The Last Mowing - Analysis

A farewell that sounds like gossip

The poem’s central claim is quietly stark: when people stop working a place, it doesn’t stay free—it gets claimed by something else. Frost opens with a half-heard report, such is the talk at the farmhouse, and that tone matters: this isn’t a grand announcement, it’s the everyday resignation of rural life. Far-away Meadow is already becoming a memory, a place we never shall mow in again, and the blunt line The meadow is finished with men sounds less like victory for nature than a closing of an era.

Flowers’ brief advantage

At first, the end of mowing looks like liberation. The speaker calls it the chance for the flowers that can’t stand mowers and plowers. Those tools aren’t abstract symbols; they’re the ordinary violence of maintenance.
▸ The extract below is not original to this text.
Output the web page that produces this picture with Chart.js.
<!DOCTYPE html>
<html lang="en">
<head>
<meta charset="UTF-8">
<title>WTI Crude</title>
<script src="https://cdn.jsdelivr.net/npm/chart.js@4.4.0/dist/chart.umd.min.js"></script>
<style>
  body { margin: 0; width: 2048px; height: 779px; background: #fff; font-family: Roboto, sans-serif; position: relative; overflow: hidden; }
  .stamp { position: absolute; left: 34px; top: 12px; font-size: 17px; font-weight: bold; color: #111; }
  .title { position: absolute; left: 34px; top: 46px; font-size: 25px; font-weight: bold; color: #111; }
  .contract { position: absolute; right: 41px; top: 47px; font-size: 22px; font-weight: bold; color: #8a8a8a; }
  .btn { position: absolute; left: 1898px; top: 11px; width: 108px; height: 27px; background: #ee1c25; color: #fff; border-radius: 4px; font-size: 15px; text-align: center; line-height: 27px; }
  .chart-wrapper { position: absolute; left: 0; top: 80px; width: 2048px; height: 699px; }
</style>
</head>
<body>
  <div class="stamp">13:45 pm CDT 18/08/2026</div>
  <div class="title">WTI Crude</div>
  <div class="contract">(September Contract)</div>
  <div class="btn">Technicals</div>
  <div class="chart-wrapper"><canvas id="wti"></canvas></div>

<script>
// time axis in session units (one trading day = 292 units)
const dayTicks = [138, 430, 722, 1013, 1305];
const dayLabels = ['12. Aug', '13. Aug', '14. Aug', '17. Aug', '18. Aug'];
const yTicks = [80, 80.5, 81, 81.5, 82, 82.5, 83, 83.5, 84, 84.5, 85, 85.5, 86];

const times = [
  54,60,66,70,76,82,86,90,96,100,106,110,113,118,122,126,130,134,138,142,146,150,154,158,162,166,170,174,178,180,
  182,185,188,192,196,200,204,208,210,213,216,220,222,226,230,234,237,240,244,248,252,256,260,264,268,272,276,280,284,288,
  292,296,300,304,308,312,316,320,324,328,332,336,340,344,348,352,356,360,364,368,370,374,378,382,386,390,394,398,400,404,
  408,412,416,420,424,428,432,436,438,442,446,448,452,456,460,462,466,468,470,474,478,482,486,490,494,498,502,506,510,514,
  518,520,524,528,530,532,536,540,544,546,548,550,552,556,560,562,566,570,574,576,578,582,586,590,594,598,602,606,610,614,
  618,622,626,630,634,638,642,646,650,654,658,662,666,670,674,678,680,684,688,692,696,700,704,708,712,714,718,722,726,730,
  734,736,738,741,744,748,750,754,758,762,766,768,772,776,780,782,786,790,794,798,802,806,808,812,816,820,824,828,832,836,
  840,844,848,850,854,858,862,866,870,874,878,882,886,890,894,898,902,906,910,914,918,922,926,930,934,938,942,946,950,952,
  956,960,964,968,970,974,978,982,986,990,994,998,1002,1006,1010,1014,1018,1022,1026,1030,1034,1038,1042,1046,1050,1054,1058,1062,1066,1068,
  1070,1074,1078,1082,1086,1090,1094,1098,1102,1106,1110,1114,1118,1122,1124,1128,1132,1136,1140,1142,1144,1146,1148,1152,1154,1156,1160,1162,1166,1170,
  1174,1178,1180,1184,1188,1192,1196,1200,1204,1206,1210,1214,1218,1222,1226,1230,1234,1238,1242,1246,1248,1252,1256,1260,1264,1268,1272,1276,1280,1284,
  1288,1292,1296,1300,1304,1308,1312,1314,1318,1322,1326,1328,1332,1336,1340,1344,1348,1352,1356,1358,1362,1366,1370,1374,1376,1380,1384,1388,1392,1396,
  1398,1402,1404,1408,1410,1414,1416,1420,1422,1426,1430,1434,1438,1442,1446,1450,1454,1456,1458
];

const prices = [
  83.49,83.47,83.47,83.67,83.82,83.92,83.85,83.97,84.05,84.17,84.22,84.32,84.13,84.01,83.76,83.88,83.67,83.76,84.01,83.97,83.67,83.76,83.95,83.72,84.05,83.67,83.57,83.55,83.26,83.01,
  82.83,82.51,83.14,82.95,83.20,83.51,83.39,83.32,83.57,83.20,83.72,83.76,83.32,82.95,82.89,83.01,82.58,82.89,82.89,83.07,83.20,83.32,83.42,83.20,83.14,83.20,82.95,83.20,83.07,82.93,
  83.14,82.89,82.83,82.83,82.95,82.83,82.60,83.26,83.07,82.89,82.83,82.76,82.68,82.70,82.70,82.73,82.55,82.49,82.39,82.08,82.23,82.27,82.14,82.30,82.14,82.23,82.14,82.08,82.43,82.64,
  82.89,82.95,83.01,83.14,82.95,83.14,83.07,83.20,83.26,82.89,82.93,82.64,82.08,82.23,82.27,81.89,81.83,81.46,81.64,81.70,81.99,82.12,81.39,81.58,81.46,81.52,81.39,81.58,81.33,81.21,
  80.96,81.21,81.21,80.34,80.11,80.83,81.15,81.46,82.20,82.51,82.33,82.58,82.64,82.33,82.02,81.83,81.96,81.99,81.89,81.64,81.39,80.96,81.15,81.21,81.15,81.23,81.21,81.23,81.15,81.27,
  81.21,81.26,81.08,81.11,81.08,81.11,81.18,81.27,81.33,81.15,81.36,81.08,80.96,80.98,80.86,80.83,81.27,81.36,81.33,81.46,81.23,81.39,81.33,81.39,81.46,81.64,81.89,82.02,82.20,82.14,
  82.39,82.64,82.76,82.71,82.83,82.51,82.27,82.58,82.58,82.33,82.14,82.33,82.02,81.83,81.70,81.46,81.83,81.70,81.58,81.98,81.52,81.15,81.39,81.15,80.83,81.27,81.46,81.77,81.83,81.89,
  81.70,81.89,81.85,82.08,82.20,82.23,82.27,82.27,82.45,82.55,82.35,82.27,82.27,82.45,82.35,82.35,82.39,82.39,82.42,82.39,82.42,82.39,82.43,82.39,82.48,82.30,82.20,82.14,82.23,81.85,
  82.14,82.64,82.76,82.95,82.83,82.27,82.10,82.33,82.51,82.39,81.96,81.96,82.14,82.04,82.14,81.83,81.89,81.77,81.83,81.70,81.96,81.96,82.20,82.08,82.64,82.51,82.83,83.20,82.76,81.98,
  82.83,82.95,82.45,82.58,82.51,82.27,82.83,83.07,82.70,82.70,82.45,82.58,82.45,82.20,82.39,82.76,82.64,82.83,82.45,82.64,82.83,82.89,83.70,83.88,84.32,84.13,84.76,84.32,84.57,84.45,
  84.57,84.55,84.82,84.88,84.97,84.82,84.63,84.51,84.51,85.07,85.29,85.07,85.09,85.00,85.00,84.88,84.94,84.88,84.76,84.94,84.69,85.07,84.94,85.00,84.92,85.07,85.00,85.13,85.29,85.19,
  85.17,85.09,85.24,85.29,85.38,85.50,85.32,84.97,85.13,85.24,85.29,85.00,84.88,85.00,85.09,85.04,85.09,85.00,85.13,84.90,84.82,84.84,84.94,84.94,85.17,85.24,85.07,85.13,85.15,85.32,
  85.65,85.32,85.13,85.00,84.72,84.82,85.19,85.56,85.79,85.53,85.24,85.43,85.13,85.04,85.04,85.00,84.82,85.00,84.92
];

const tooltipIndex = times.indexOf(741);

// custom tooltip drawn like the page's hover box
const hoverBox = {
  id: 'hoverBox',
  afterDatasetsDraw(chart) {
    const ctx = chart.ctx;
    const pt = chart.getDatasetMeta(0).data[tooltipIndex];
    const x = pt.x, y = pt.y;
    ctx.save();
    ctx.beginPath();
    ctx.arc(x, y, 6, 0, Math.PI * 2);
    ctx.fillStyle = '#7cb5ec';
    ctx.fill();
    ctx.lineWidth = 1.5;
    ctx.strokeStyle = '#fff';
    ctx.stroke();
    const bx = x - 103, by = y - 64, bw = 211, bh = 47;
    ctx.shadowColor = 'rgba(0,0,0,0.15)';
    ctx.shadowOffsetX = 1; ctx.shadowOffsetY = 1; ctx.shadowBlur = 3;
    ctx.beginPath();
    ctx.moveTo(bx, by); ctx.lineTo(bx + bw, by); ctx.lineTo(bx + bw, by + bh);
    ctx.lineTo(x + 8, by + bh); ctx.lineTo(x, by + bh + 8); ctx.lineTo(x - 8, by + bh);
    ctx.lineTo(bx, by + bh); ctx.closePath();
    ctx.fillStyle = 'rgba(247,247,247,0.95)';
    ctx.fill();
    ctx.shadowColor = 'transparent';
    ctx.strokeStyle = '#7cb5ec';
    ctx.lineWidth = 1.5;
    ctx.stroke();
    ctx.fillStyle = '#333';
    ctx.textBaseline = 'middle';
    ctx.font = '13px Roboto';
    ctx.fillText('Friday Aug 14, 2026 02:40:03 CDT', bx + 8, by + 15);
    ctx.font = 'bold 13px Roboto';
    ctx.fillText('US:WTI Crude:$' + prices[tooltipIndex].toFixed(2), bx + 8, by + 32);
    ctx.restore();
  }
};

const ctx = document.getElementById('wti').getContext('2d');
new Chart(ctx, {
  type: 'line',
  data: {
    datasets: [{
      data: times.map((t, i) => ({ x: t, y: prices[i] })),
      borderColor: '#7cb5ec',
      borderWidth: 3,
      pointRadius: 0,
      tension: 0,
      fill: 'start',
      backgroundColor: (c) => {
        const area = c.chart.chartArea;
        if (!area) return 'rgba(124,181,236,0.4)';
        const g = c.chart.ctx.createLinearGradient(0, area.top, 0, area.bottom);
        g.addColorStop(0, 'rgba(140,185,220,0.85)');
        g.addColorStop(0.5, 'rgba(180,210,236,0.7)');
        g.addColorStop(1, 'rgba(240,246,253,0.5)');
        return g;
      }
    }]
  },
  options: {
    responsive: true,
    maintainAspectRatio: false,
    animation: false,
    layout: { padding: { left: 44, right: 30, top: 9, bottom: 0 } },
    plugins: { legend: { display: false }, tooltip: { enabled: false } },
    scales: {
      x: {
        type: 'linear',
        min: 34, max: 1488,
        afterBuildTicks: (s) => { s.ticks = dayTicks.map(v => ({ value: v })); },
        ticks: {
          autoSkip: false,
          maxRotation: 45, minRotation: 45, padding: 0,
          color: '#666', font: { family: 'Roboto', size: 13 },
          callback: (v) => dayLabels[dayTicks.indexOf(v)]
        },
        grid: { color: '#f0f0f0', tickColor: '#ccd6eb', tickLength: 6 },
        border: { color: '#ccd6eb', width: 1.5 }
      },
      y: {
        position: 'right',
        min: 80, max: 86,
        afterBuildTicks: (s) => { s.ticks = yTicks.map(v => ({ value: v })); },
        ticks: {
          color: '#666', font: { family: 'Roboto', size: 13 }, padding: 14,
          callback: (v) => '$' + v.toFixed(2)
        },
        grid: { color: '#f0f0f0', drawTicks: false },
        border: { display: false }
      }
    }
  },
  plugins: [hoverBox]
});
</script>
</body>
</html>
Without them, the vulnerable plants get a moment to exist on their own terms. But even in this hopeful pivot, urgency creeps in: It must be now, and it must be in season. The freedom offered here has a deadline built into it.
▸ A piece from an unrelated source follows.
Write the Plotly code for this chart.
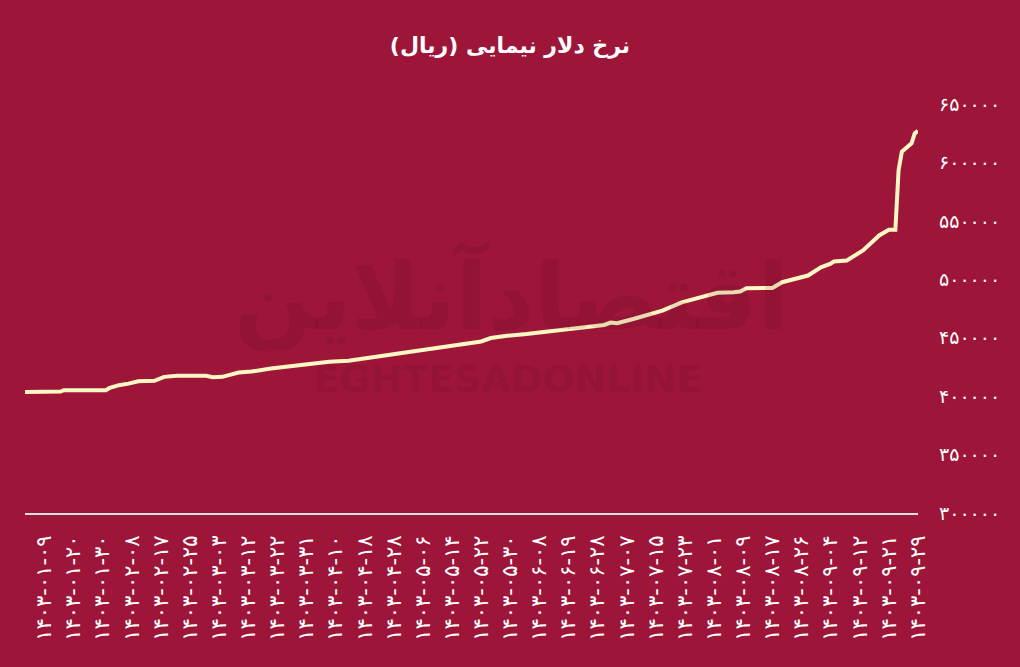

The real enemy: succession, not people

The poem’s key turn arrives with the phrase Before the not mowing brings trees on. The danger isn’t that humans will return; it’s that nature will keep going. Frost makes the trees almost military—seeing the opening, they March into a shadowy claim. That verb march turns growth into takeover. The meadow doesn’t revert to some stable wildness; it advances toward forest, toward shade, toward an end of flowers.

Fear shifts from the violent to the inevitable

The speaker names a surprising hierarchy of threats: It’s no more men I’m afraid of; The trees are all I’m afraid of. That reversal sharpens the poem’s tension. Mowing is destructive, but it also keeps the meadow a meadow; trees are natural, but they erase the conditions that let these particular flowers live. The line That flowers can’t bloom in the shade of is almost plainspoken, yet it carries the poem’s grief: what kills the flowers isn’t malice but overshadowing.

Wildness as a last, doomed permission

When the speaker says, The place for the moment is ours, the triumph is careful—for the moment. The apostrophe to tumultuous flowers both celebrates and pities them. They’re invited to go to waste and go wild, to flare up in All shapes and colors precisely because no one is going to harvest, arrange, or even name them. The closing, I needn’t call you by name, sounds like generosity, but it also suggests impending anonymity: soon there may be no one left to distinguish one blossom from another, or to notice them at all.

A harder thought the poem won’t quite say

If mowing is a kind of harm that preserves, and trees are a kind of life that erases, where does that leave the idea of nature as a simple good? The meadow being done with the tame doesn’t mean it becomes purely free; it means it becomes subject to a different authority—shade, time, and the shadowy claim that doesn’t negotiate.